466/64 studied Afrikaans in prison. 📖 It was the language of the white guards. His fellow inmates were puzzled. He told them: "You must understand your enemy to persuade him."

466/64 spent twenty-seven years behind bars. Outside, his name grew larger. International sanctions tightened. From the mid-1980s, the South African government began secret negotiations with him. Separated from ANC leadership, 466/64 sat alone across the table from government officials and drafted the future.


On February 11, 1990, he walked out. He was seventy-one years old. Four years later,

on May 10, 1994, he took the oath of office as President of the Republic of South Africa in front of the Union Buildings in Pretoria. 🕊️

From that day, he was Nelson Mandela.

At his inauguration, three white men sat in the seats of honor. They were prison guards who had kept him for twenty-seven years. Mandela had invited them personally. The reason: they had treated him as a human being.

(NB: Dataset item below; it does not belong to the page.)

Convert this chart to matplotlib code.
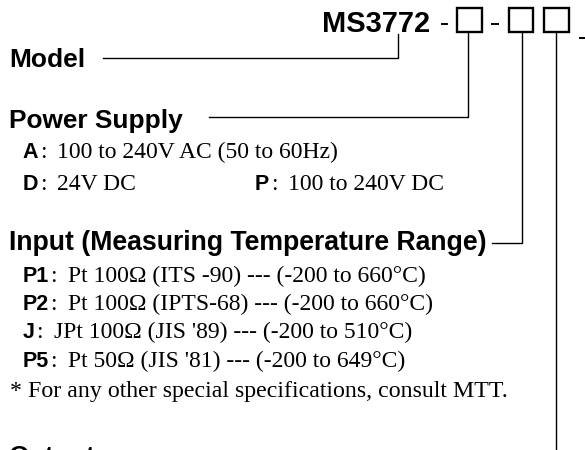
import matplotlib
matplotlib.use("Agg")
import matplotlib.pyplot as plt
from matplotlib.patches import Rectangle

# ---- content ----
model_code = "MS3772"
headers = ["Model", "Power Supply", "Input (Measuring Temperature Range)", "Output"]
power_codes = ["A", "D", "P"]
power_desc = ["100 to 240V AC (50 to 60Hz)", "24V DC", "100 to 240V DC"]
input_codes = ["P1", "P2", "J", "P5"]
input_desc = [
    "Pt 100\u03a9 (ITS -90) --- (-200 to 660\u00b0C)",
    "Pt 100\u03a9 (IPTS-68) --- (-200 to 660\u00b0C)",
    "JPt 100\u03a9 (JIS '89) --- (-200 to 510\u00b0C)",
    "Pt 50\u03a9 (JIS '81) --- (-200 to 649\u00b0C)",
]
note = "* For any other special specifications, consult MTT."

SANS = "Liberation Sans"
SERIF = "Liberation Serif"

fig = plt.figure(figsize=(5.85, 4.5), dpi=100)
ax = fig.add_axes([0, 0, 1, 1])
ax.set_xlim(0, 585)
ax.set_ylim(450, 0)
ax.axis("off")
fig.canvas.draw()
renderer = fig.canvas.get_renderer()
inv = ax.transData.inverted()

LW = 1.0


def text_end(t):
    bb = t.get_window_extent(renderer)
    return inv.transform((bb.x1, bb.y0))[0]


def code_line(x, y, code, desc):
    t = ax.text(x, y, code, fontfamily=SANS, fontweight="bold", fontsize=15.5,
                va="baseline", ha="left")
    xe = text_end(t)
    ax.text(xe + 1.5, y, ":", fontfamily=SERIF, fontsize=17, va="baseline", ha="left")
    ax.text(xe + 19, y, desc, fontfamily=SERIF, fontsize=17, va="baseline", ha="left")


# title row
ax.text(322, 32.3, model_code, fontfamily=SANS, fontweight="bold", fontsize=20.9,
        va="baseline", ha="left")
ax.plot([441.5, 447], [24.3, 24.3], color="black", lw=1.4)
ax.plot([491.5, 498], [23.5, 23.5], color="black", lw=1.4)
ax.plot([579.5, 586], [37.7, 37.7], color="black", lw=1.4)
boxes = [(457.3, 482.3), (509.3, 533.3), (544.3, 568.7)]
for x0, x1 in boxes:
    ax.add_patch(Rectangle((x0, 8.0), x1 - x0, 24.0, fill=False, ec="black", lw=1.7))

# Model
ax.text(9.3, 66.7, headers[0], fontfamily=SANS, fontweight="bold", fontsize=19,
        va="baseline", ha="left")
ax.plot([102.7, 398.3, 398.3], [58.3, 58.3, 33.5], color="black", lw=LW)

# Power supply
ax.text(9.3, 128.3, headers[1], fontfamily=SANS, fontweight="bold", fontsize=18.9,
        va="baseline", ha="left")
ax.plot([209, 468.3, 468.3], [116.7, 116.7, 32.3], color="black", lw=LW)
code_line(22.7, 158.3, power_codes[0], power_desc[0])
code_line(22.7, 190, power_codes[1], power_desc[1])
code_line(255, 190, power_codes[2], power_desc[2])

# Input
ax.text(9.0, 250, headers[2], fontfamily=SANS, fontweight="bold", fontsize=19.2,
        va="baseline", ha="left")
ax.plot([491.7, 522.3, 522.3], [243.3, 243.3, 31.7], color="black", lw=LW)
ys = [281.7, 310, 338.3, 366.7]
for y, c, d in zip(ys, input_codes, input_desc):
    code_line(22.7, y, c, d)
ax.text(10, 396.7, note, fontfamily=SERIF, fontsize=17.2, va="baseline", ha="left")

# Output (partly cut by the bottom edge, as in the reference)
ax.text(9.3, 464, headers[3], fontfamily=SANS, fontweight="bold", fontsize=19,
        va="baseline", ha="left", clip_on=False)
ax.plot([555.9, 555.9], [31.7, 452], color="black", lw=LW)

fig.savefig("out.png", dpi=100, facecolor="white")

In his autobiography, Long Walk to Freedom, he wrote: "As I walked out the door toward the gate that would lead to my freedom, I knew if I didn't leave my bitterness and hatred behind, I'd still be in prison."


Mandela's term lasted five years.

What he accomplished. In 1996, he enacted a new constitution. South Africa became the first country in the world to constitutionally prohibit discrimination on the basis of sexual orientation. The death penalty was abolished. Access to housing, healthcare, education, and water was written in as a right.

Through the Reconstruction and Development Programme, about 750,000 low-income homes were built. 🏠 Electricity reached two million households. Clean water reached three million people. Free healthcare was provided to children under six and to pregnant women.

He established the Truth and Reconciliation Commission. Perpetrators who confessed the truth could receive amnesty. About 7,000 applied; roughly 850 were granted. There was criticism: reconciliation without justice. But South Africa did not take the road of Rwanda or Yugoslavia.

He stepped down after a single five-year term. In Africa, leaders rarely surrendered power voluntarily.


Yet Mandela's tenure also had its failures. 💔

The 1996 GEAR policy effectively abandoned the ANC's socialist commitments. The mines were not nationalized. Land redistribution barely advanced. At the end of apartheid, white South Africans owned 87 percent of agricultural land; at the end of his term, that figure had hardly moved. Unemployment rose from about 20 percent in 1994 to about 30 percent in 1999. The economic gap between Black and white South Africans did not close.

The response to HIV/AIDS was slow. During his term, adult infection rates rose from around 7 percent to nearly 20 percent. Mandela himself later admitted: "I should have spoken out more strongly when I was president."

Violent crime surged. The limits of administrative capacity became apparent. As the ANC effectively became the state itself rather than a political party, the soil for future corruption was prepared. Mandela himself was incorruptible, but he did not dismantle that structure.


Mandela died in 2013. The leaders who came after him inherited neither his restraint nor his integrity. The "state capture" of the Jacob Zuma era was what happened when the internal problems of the ANC, untouched by Mandela, finally festered.

South Africa remains one of the most unequal countries in the world. Its Gini coefficient stands at around 0.63.

That is why, even today, people in South Africa speak of returning to the Mandela era. Not because it was perfect. But because, at least then, there was hope.